Typically, in the actual operation of a commercial aircraft, fuel and time-related costs are considered together through setting a Cost Index (CI) in the Flight Management System (FMS). Thus, an economic cruising speed that minimizes the total Direct Operating Cost (DOC) is obtained. The objective function is shown in Equation (10):

$$\min J_{\mathrm{DOC}}=J_{\mathrm{fuel}}+CI\times J_{\mathrm{time}}$$

(10)

(2)

Control Variables

In the optimal control model, the aircraft state X is defined in terms of the distance to the MP x, the altitude h, and the true airspeed $v_{\mathrm{T}}$. Therefore, $\mathit{X}=[x, h, v_{\mathrm{T}}]$. The force analysis of the aircraft descent is used to calculate each variable of the flight state, as shown in Equation (11):

$$\left\{\begin{array}{l}{\displaystyle \frac{\mathrm{d}{v}_{\mathrm{T}}}{\mathrm{d}t}}={\displaystyle \frac{T-D}{m}}-g\sin \gamma \hfill \\ {\displaystyle \frac{\mathrm{d}h}{\mathrm{d}t}}=v_{\mathrm{T}}\sin \gamma \hfill \\ {\displaystyle \frac{\mathrm{d}x}{\mathrm{d}t}}=v_{\mathrm{T}}\cos \gamma \hfill \end{array}\right.$$

(11)

Equation (12) is used to calculate T (engine thrust) and D (drag), where m is the mass of the aircraft and g denotes the gravitational acceleration:

$$\left\{\begin{array}{l}T=C_{\mathrm{des}}\times C_{\mathrm{T}1}\times (1-{\displaystyle \frac{h}{C_{\mathrm{T}2}}}+C_{\mathrm{T}3}\times h^2)\hfill \\ D={\displaystyle \frac{[C_{\mathrm{D}0}+C_{\mathrm{D}2}\times (\frac{2mg}{\rho {v_{\mathrm{T}}}^2{S}_{\mathrm{w}}})]\times \rho {v_{\mathrm{T}}}^2{S}_{\mathrm{w}}}{2}}\hfill \end{array}\right.$$

(12)

where C_des represents the thrust correction coefficient, C_T1 represents the first thrust coefficient, C_T2 represents the second thrust coefficient, C_T3 represents the third thrust coefficient, C_D0 represents the zero-lift drag coefficient, C_D2 represents the induced drag coefficient, ρ represents the atmospheric density, and S_w represents the reference area of the wing. These coefficients are related to the aircraft type, and can all be derived from the aircraft parameters in the BADA documents [44].

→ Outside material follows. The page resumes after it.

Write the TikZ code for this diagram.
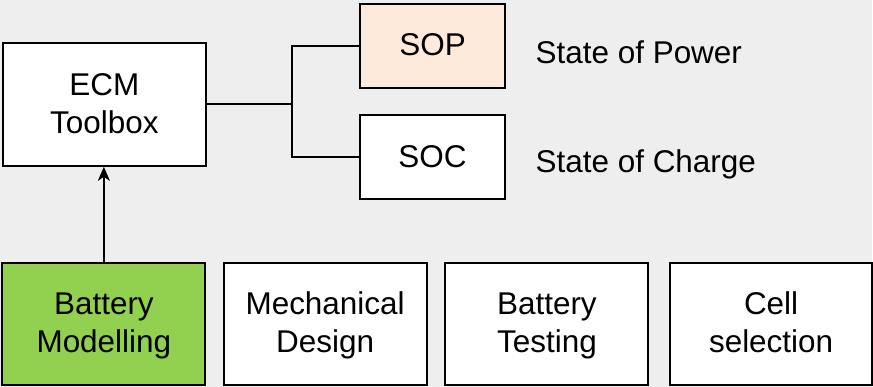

According to Equation (12), the thrust of an aircraft during descent is solely dependent on its altitude in an ideal scenario. As the descent angle γ determines the aircraft state, it may be considered as a unique control variable.

(3)

Constraints

The values of state variables (e.g., flight distance and altitude) in each phase must be restricted to a corresponding range, as shown in Equation (13).

$$\left\{\begin{array}{l}{x}^{(5)}=0\hfill \\ h_0^{(1)}=h_{\mathrm{cr}}\hfill \\ h_f^{(2)}=10,000 \mathrm{ft}\hfill \\ h_0^{(4)}=h_{\mathrm{arc}}\\ h_f^{(5)}=h_{\mathrm{MP}}\hfill \end{array}\right.$$

(13)

where $h_0^{(p)}$ represents the initial altitude for phase p, $h_f^{(p)}$ represents the final altitude for phase p, $h_{\mathrm{cr}}$ represents the handover altitude when the aircraft enters the terminal airspace, and $h_{\mathrm{MP}}$ represents the altitude when the aircraft is at its MP.

Equation (14) shows the corresponding speed restrictions that the aircraft must satisfy in different phases when descending within the terminal airspace:

$$\left\{\begin{array}{l}250\le v_{\mathrm{C}}^{(p)}\le v_{\mathrm{MO}},p\in [1,2]\hfill \\ v_{\mathrm{C},\mathrm{MP}}\le v_{\mathrm{C}}^{(p)}\le 250 \mathrm{kn}, p\in [3,4]\hfill \\ v_{\mathrm{C}}^{(4)}=v_{\mathrm{C},\mathrm{arc}}\\ v_{\mathrm{f}}^{(5)}=v_{\mathrm{C},\mathrm{MP}}\end{array}\right.$$

(14)

where $v_{\mathrm{C}}^{(p)}$ represents the calibrated airspeed of the aircraft in phase p, $v_{\mathrm{MO}}$ is the maximum allowable CAS of the aircraft, $v_{\mathrm{f}}^{(p)}$ is the CAS at the end of phase p, and $v_{\mathrm{C},\mathrm{MP}}$ is the CAS at the MP.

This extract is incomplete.